If you aren’t a Christian, you probably aren’t aware of the ways Southern Baptists have fought among themselves over the years. If you are a Christian, you may think that all Southern Baptists ever do is fight among themselves. If you have studied Southern Baptist history, you will see that Southern Baptists are imperfect followers of Jesus like every one else, and they are made up of people who hold a variety of theological and methodological views.
Yet, despite small quibbles and massive battles throughout their history, Southern Baptists persist. I am convinced this is because, despite whatever sin or differences Satan may want to use to quell the work of the Southern Baptists, God has seen fit to deliver them by his grace by the reconciling, unifying power of the Holy Spirit.
The only reason Southern Baptists exist after all these years is because amidst their sometimes-glaring inadequacies, they ultimately want God to be glorified, not themselves.
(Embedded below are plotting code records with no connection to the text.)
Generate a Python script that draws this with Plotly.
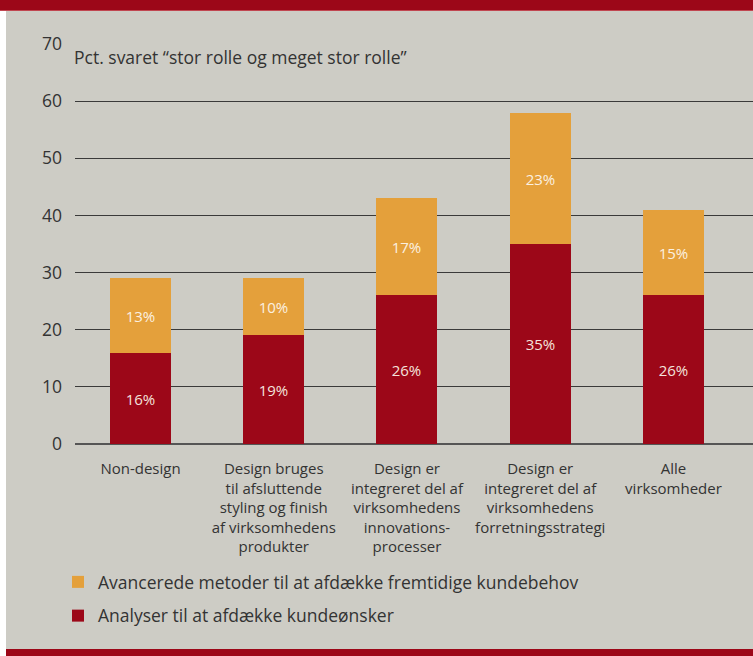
import plotly.graph_objects as go

# Survey data: share answering "stor rolle og meget stor rolle" (pct.)
categories = [
    "Non-design",
    "Design bruges<br>til afsluttende<br>styling og finish<br>af virksomhedens<br>produkter",
    "Design er<br>integreret del af<br>virksomhedens<br>innovations-<br>processer",
    "Design er<br>integreret del af<br>virksomhedens<br>forretningsstrategi",
    "Alle<br>virksomheder",
]
analyser = [16, 19, 26, 35, 26]
avancerede = [13, 10, 17, 23, 15]
y_ticks = [0, 10, 20, 30, 40, 50, 60, 70]

name_analyser = "Analyser til at afdække kundeønsker"
name_avancerede = "Avancerede metoder til at afdække fremtidige kundebehov"

RED = "#9c0718"
ORANGE = "#e4a03b"
BG = "#cdccc5"
TEXT = "#333333"
FONT = "Open Sans"

W, H = 753, 656
L, R, T, B = 75, 0, 44, 212
pw, ph = W - L - R, H - T - B

def px_x(p):
    return (p - L) / pw

def px_y(p):
    return (H - B - p) / ph

xpos = list(range(len(categories)))

fig = go.Figure()
fig.add_trace(go.Bar(
    x=xpos, y=analyser, name=name_analyser, legendgroup="a", legendrank=2,
    marker=dict(color=RED, line=dict(width=0)), width=0.458,
    texttemplate="%{y}%", textposition="inside", insidetextanchor="middle",
    textfont=dict(color="#f4e3dc", size=15, family=FONT),
    hoverinfo="skip",
))
fig.add_trace(go.Bar(
    x=xpos, y=avancerede, name=name_avancerede, legendgroup="b", legendrank=1,
    marker=dict(color=ORANGE, line=dict(width=0)), width=0.458,
    texttemplate="%{y}%", textposition="inside", insidetextanchor="middle",
    textfont=dict(color="#fbf0e0", size=15, family=FONT),
    hoverinfo="skip",
))

shapes = [
    # white strip along the left edge
    dict(type="rect", xref="paper", yref="paper", x0=px_x(-20), x1=px_x(6),
         y0=px_y(H + 20), y1=px_y(-20), fillcolor="white", line_width=0, layer="below"),
    # red band at the top
    dict(type="rect", xref="paper", yref="paper", x0=px_x(-20), x1=px_x(W + 20),
         y0=px_y(10), y1=px_y(-20), fillcolor=RED, line_width=0, layer="below"),
    dict(type="line", xref="paper", yref="paper", x0=px_x(-20), x1=px_x(W + 20),
         y0=px_y(10.5), y1=px_y(10.5), line=dict(color="#c04650", width=1), layer="below"),
    # red band at the bottom
    dict(type="rect", xref="paper", yref="paper", x0=px_x(6), x1=px_x(W + 20),
         y0=px_y(H + 20), y1=px_y(649), fillcolor=RED, line_width=0, layer="below"),
]

fig.update_layout(
    width=W, height=H,
    margin=dict(l=L, r=R, t=T, b=B, pad=0),
    barmode="stack",
    bargap=0,
    paper_bgcolor=BG, plot_bgcolor=BG,
    font=dict(family=FONT, color=TEXT, size=16),
    shapes=shapes,
    showlegend=True,
    legend=dict(
        traceorder="grouped", tracegroupgap=8,
        x=px_x(58), y=px_y(564), xanchor="left", yanchor="top",
        bgcolor="rgba(0,0,0,0)", font=dict(size=17.5, color=TEXT, family=FONT),
        itemclick=False, itemdoubleclick=False,
    ),
    annotations=[dict(
        text="Pct. svaret “stor rolle og meget stor rolle”",
        xref="paper", yref="paper", x=px_x(72), y=px_y(43), xanchor="left", yanchor="top",
        showarrow=False, font=dict(size=17.5, color=TEXT, family=FONT),
    )],
)
fig.update_xaxes(
    range=[-0.4916, 4.597], tickvals=xpos, ticktext=categories,
    showgrid=False, zeroline=False, showline=False, ticks="",
    tickfont=dict(size=15, color=TEXT, family=FONT), ticklabelstandoff=14,
    fixedrange=True,
)
fig.update_yaxes(
    range=[0, 70], tickvals=y_ticks, showgrid=True, gridcolor="#3a3a3a", gridwidth=1.2,
    zeroline=True, zerolinecolor="#555555", zerolinewidth=1.5, showline=False, ticks="",
    tickfont=dict(size=17.5, color=TEXT, family=FONT), ticklabelstandoff=12,
    fixedrange=True,
)

fig.write_html("out.html", config={"displayModeBar": False})
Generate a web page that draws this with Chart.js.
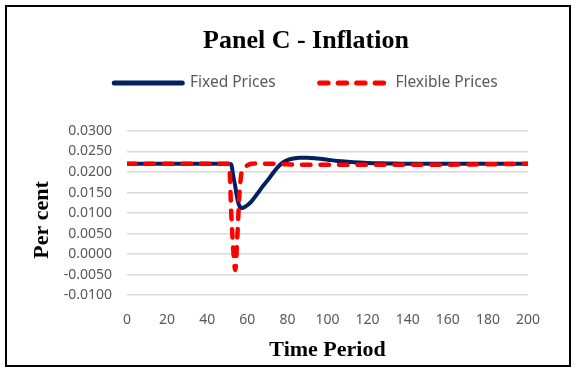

Like most Christians, my prayer life can be inconsistent. One month, I may make 20 minutes to pray every single day, and the next month I may struggle to spend 20 minutes in a given week.
Every single time I come to the Southern Baptist Convention annual meeting, I am encouraged in my prayer life. I see attendees praying with people on the street, praying with each other at exhibitor booths, and spending significant amounts of time in the main sessions praying for the unreached around the world and in local communities.
Gathering together with other Southern Baptists encourages me in my prayer life because Southern Baptists are serious about prayer. Their love for prayer points to a posture of humility that says, “I know I can’t control the winds and rains that may come in life, but I know God can.” Such humility is so attractive and refreshing.
So, say whatever you want about Southern Baptists. Say they fight too much. Say they don’t have fashion sense. Say they need to get with the times.
Say whatever you want, but don’t doubt their love for the world, their love for the Church, or their love for the Lord.